The latest insult to the residents of Farnham is that the developers have now submitted a planning application to fell three mature trees including a copper beech which to date the developers had always maintained should remain at the centre of the new development.

Farnham has recently been achieved World Craft City status – the first town in England and only the third place in Europe to achieve this status.

Against such a background every effort should be being made to preserve Farnham’s heritage which surely is “marketable” as a tourist destination especially being so close to London. With such election success at a local level you would have thought that this would make the Conservatives who have ruled in Farnham and Surrey for generations to start to think again but sadly nothing could be further from the truth.

Boris Johnson likes to think of himself as a libertarian heading a central government that promotes localism in decision making but actions speak louder than words and to date all we see are decisions that threaten the quirky nature of Farnham that makes it such a great place to live.

A long standing threat has been the planning system. The National Planning Policy Framework was published in 2016 and revised in 2019.  It was supposed to simplify the planning system yet its words are vague and open to different interpretations which has created an environment in which the only real winners are the legal profession whose expensive lawyers, solicitors and barristers charge eye watering fees to argue “black is white”. Like most local authorities, Waverley’s planning team is under-resourced and lacks the experience required to take on such heavyweight opposition.

Neighbourhood Plans really do represent democracy in action having to gain the support of the public through referendum and Farnham’s Neighbourhood Plan has been built up from going out to the population and asking how they wanted to see the town develop.
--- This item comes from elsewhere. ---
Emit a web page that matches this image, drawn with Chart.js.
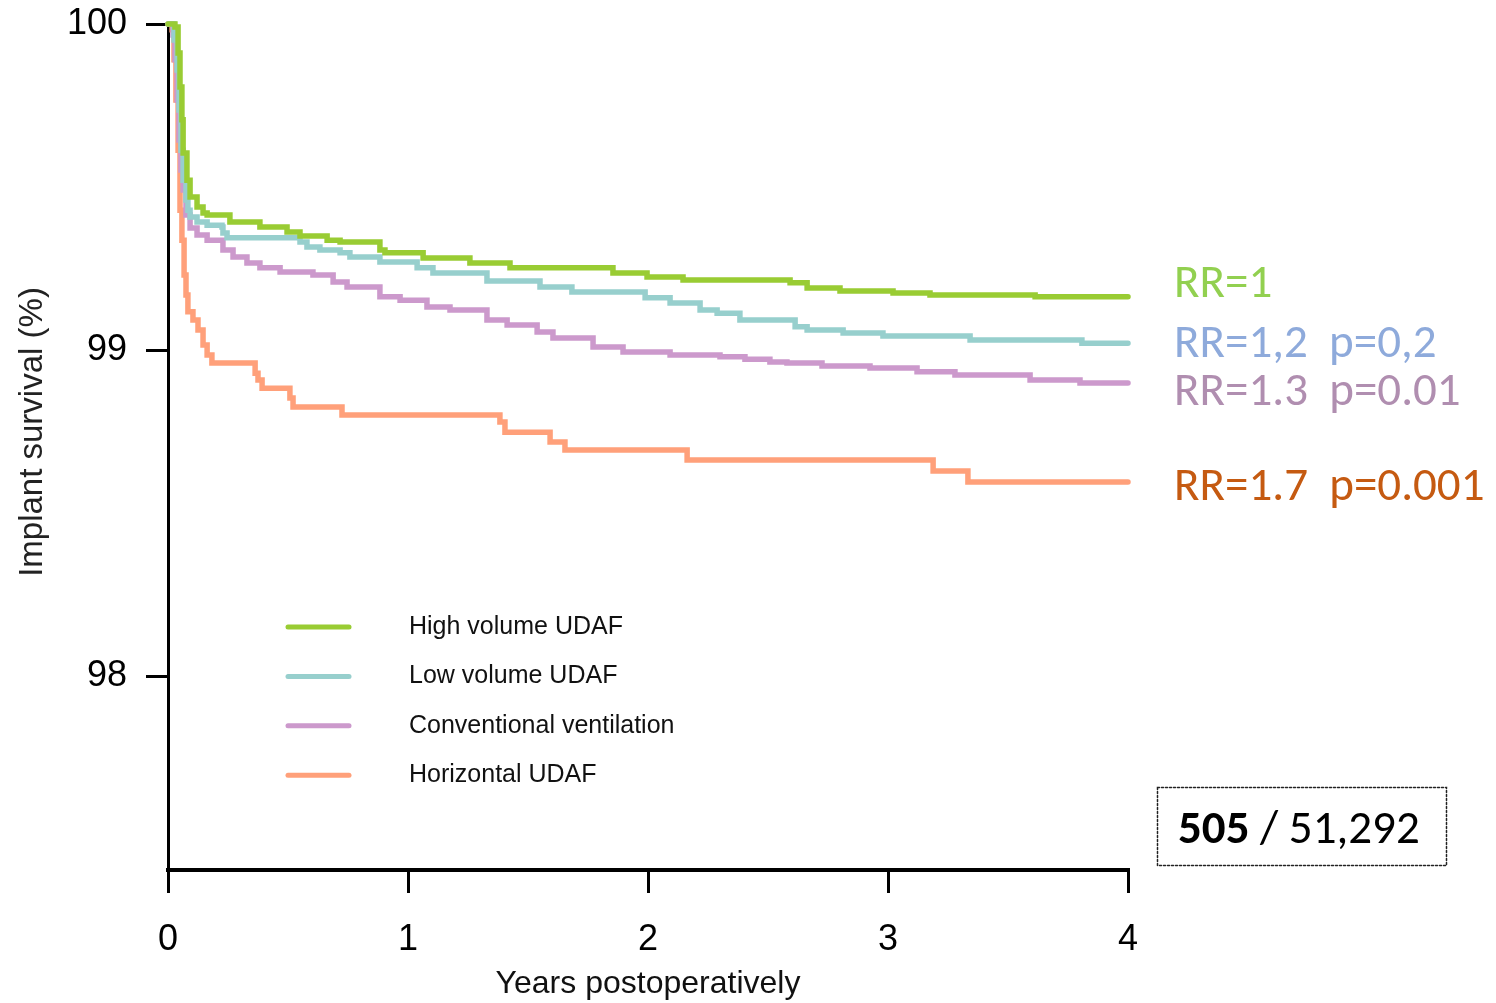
<!DOCTYPE html>
<html><head><meta charset="utf-8">
<script src="https://cdn.jsdelivr.net/npm/chart.js@4.4.1/dist/chart.umd.min.js"></script>
<style>html,body{margin:0;padding:0;background:#fff;}#wrap{width:1496px;height:1003px;}</style>
</head><body><div id="wrap"><canvas id="c" width="1496" height="1003"></canvas></div>
<script>
// ---- data (years postoperatively, implant survival %) ----
const seriesNames = ['High volume UDAF', 'Low volume UDAF', 'Conventional ventilation', 'Horizontal UDAF'];

const highTimes = [0,0.029,0.042,0.050,0.058,0.063,0.079,0.092,0.121,0.146,0.163,0.258,0.383,0.496,0.550,0.663,0.717,0.883,0.904,1.063,1.258,1.425,1.854,1.996,2.146,2.592,2.663,2.800,3.021,3.175,3.613,4.0];
const highSurv  = [100,99.991,99.911,99.807,99.706,99.604,99.521,99.469,99.439,99.420,99.414,99.393,99.377,99.362,99.350,99.337,99.331,99.307,99.298,99.282,99.267,99.252,99.236,99.224,99.215,99.206,99.190,99.181,99.175,99.169,99.163,99.163];

const lowTimes = [0,0.025,0.038,0.046,0.054,0.063,0.075,0.083,0.092,0.121,0.163,0.225,0.229,0.246,0.550,0.579,0.633,0.717,0.758,0.883,1.038,1.104,1.329,1.550,1.683,1.988,2.092,2.217,2.288,2.383,2.613,2.663,2.813,2.979,3.342,3.808,4.0];
const lowSurv  = [100,99.951,99.859,99.736,99.613,99.521,99.460,99.429,99.408,99.393,99.383,99.377,99.359,99.344,99.331,99.316,99.307,99.298,99.285,99.270,99.252,99.236,99.212,99.193,99.178,99.160,99.144,99.123,99.113,99.092,99.071,99.061,99.052,99.043,99.031,99.021,99.021];

const convTimes = [0,0.021,0.029,0.038,0.046,0.054,0.063,0.075,0.092,0.121,0.163,0.229,0.271,0.329,0.383,0.467,0.604,0.688,0.746,0.883,0.967,1.079,1.175,1.329,1.413,1.538,1.604,1.771,1.896,2.092,2.300,2.404,2.508,2.579,2.725,2.925,3.121,3.279,3.592,3.800,4.0];
const convSurv  = [100,99.966,99.890,99.767,99.644,99.552,99.491,99.414,99.374,99.353,99.337,99.307,99.285,99.267,99.252,99.239,99.230,99.209,99.193,99.163,99.153,99.132,99.123,99.092,99.077,99.055,99.037,99.009,98.994,98.985,98.979,98.972,98.963,98.960,98.951,98.945,98.933,98.923,98.908,98.899,98.899];

const horizTimes = [0,0.017,0.025,0.033,0.042,0.050,0.058,0.067,0.075,0.083,0.104,0.125,0.146,0.163,0.183,0.363,0.375,0.392,0.508,0.521,0.725,1.383,1.404,1.592,1.654,2.163,3.188,3.333,4.0];
const horizSurv  = [100,99.982,99.890,99.767,99.613,99.429,99.337,99.230,99.169,99.117,99.092,99.061,99.015,98.985,98.960,98.929,98.908,98.883,98.853,98.825,98.801,98.779,98.748,98.718,98.693,98.663,98.629,98.595,98.595];

const xTicks = [0, 1, 2, 3, 4];
const yTicks = [98, 99, 100];
const rrLabels = ['RR=1', 'RR=1,2  p=0,2', 'RR=1.3  p=0.01', 'RR=1.7  p=0.001'];
const eventsText = '505';
const totalText = ' / 51,292';
const xTitle = 'Years postoperatively';
const yTitle = 'Implant survival (%)';

// ---- styles ----
const lineColors = ['#99cc33', '#97cfcd', '#cc99cc', '#ffa07a'];
const rrColors = ['#92d050', '#8eaadb', '#b08eb0', '#c55a11'];
const sans = "'Liberation Sans', Arial, sans-serif";
const calib = "Carlito, Calibri, Lato, 'Open Sans', sans-serif";

function pts(t, s) { return t.map((v, i) => ({x: v, y: s[i]})); }
const allT = [highTimes, lowTimes, convTimes, horizTimes];
const allS = [highSurv, lowSurv, convSurv, horizSurv];

const datasets = seriesNames.map((n, i) => ({
  label: n,
  data: pts(allT[i], allS[i]),
  borderColor: lineColors[i],
  backgroundColor: lineColors[i],
  borderWidth: 5.5,
  stepped: true,
  pointRadius: 0,
  fill: false,
  clip: false,
  borderCapStyle: 'round',
  borderJoinStyle: 'miter'
}));

const extras = {
  id: 'extras',
  afterDraw(chart) {
    const ctx = chart.ctx;
    ctx.save();
    // y axis title
    ctx.save();
    ctx.translate(33, 432);
    ctx.rotate(-Math.PI / 2);
    ctx.fillStyle = '#222';
    ctx.font = '33px ' + sans;
    ctx.textAlign = 'center';
    ctx.textBaseline = 'middle';
    ctx.fillText(yTitle, 0, 0);
    ctx.restore();
    // legend
    const lx1 = 288, lx2 = 349, ly0 = 627, ldy = 49.4;
    chart.data.datasets.forEach((ds, i) => {
      const y = ly0 + i * ldy;
      ctx.strokeStyle = ds.borderColor;
      ctx.lineWidth = 5;
      ctx.lineCap = 'round';
      ctx.beginPath(); ctx.moveTo(lx1, y); ctx.lineTo(lx2, y); ctx.stroke();
      ctx.fillStyle = '#111';
      ctx.font = '25px ' + sans;
      ctx.textBaseline = 'middle';
      ctx.textAlign = 'left';
      ctx.fillText(ds.label, 409, y);
    });
    // RR annotations
    const rrBase = [297, 357, 405, 500];
    ctx.font = '47px ' + calib;
    ctx.textBaseline = 'alphabetic';
    ctx.textAlign = 'left';
    rrLabels.forEach((t, i) => {
      ctx.fillStyle = rrColors[i];
      ctx.fillText(t, 1174, rrBase[i]);
    });
    // box
    ctx.setLineDash([2, 2]);
    ctx.lineWidth = 1.5;
    ctx.strokeStyle = '#222';
    ctx.strokeRect(1157.5, 787.5, 289, 78);
    ctx.setLineDash([]);
    ctx.fillStyle = '#000';
    ctx.font = 'bold 47px ' + calib;
    ctx.fillText(eventsText, 1178, 843);
    const w = ctx.measureText(eventsText).width;
    ctx.font = '47px ' + calib;
    ctx.fillText(totalText, 1178 + w, 843);
    ctx.restore();
  }
};

new Chart(document.getElementById('c'), {
  type: 'line',
  data: { datasets },
  options: {
    responsive: false,
    animation: false,
    devicePixelRatio: 1,
    layout: { padding: { left: 0, top: 24, right: 368, bottom: 0 } },
    plugins: { legend: { display: false }, tooltip: { enabled: false } },
    scales: {
      x: {
        type: 'linear', min: 0, max: 4,
        afterFit(s) { s.height = 133; s.paddingLeft = 0; s.paddingRight = 0; },
        afterBuildTicks(s) { s.ticks = xTicks.map(v => ({value: v})); },
        grid: { drawOnChartArea: false, drawTicks: true, tickLength: 23, color: '#000', lineWidth: 3, tickWidth: 3, tickColor: '#000' },
        border: { display: true, color: '#000', width: 4 },
        ticks: { color: '#000', font: { family: sans, size: 36 }, padding: 25, maxRotation: 0 },
        title: { display: true, text: xTitle, color: '#111', font: { family: sans, size: 32 }, padding: { top: 0, bottom: 0 } }
      },
      y: {
        type: 'linear', min: 97.405, max: 100,
        afterFit(s) { s.width = 168; s.paddingTop = 0; s.paddingBottom = 0; },
        afterBuildTicks(s) { s.ticks = yTicks.map(v => ({value: v})); },
        grid: { drawOnChartArea: false, drawTicks: true, tickLength: 22, color: '#000', lineWidth: 3, tickWidth: 3, tickColor: '#000' },
        border: { display: true, color: '#000', width: 3 },
        ticks: { color: '#000', font: { family: sans, size: 36 }, padding: 19 },
        title: { display: false }
      }
    }
  },
  plugins: [extras]
});
</script></body></html>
It is testimony to this “people first” approach that Farnham’s Neighbourhood Plan has survived two referendums – the latest taking place just before lockdown happened at which there was a 95% YES vote. Farnham’s Neighbourhood Plan has specific policies to protect the town yet throughout its passage to adoption has had to face numerous challenges from developers who wish to build on land not designated for development. Even now Farnham’s Neighbourhood Plan, after formally being adopted, continues to be challenged with Planning Inspectors in Bristol thinking it is OK to make decisions on appeals that do not conform to clearly stated Neighbourhood Plan policies. Such an approach will be seized on to establish precedents that will totally undermine the town’s Neighbourhood Plans core policies.

We are now faced with a further revision of the planning system that we are told will represent the greatest reform of the planning system since the 1947 Town and Country Planning Act. Whilst I agree that the present planning system is indeed not fit for purpose, its scattergun approach of relaxing planning conditions across the board will work against the interests of Farnham where there needs to be more protection if the true character of the town is to be retained.

Then there is the threat posed by greedy developers who are here today but gone tomorrow. With central government having a policy of “Build, Build, Build” it seems that this objective has to be achieved at whatever cost even if this means not first providing the necessary infrastructure to support such development.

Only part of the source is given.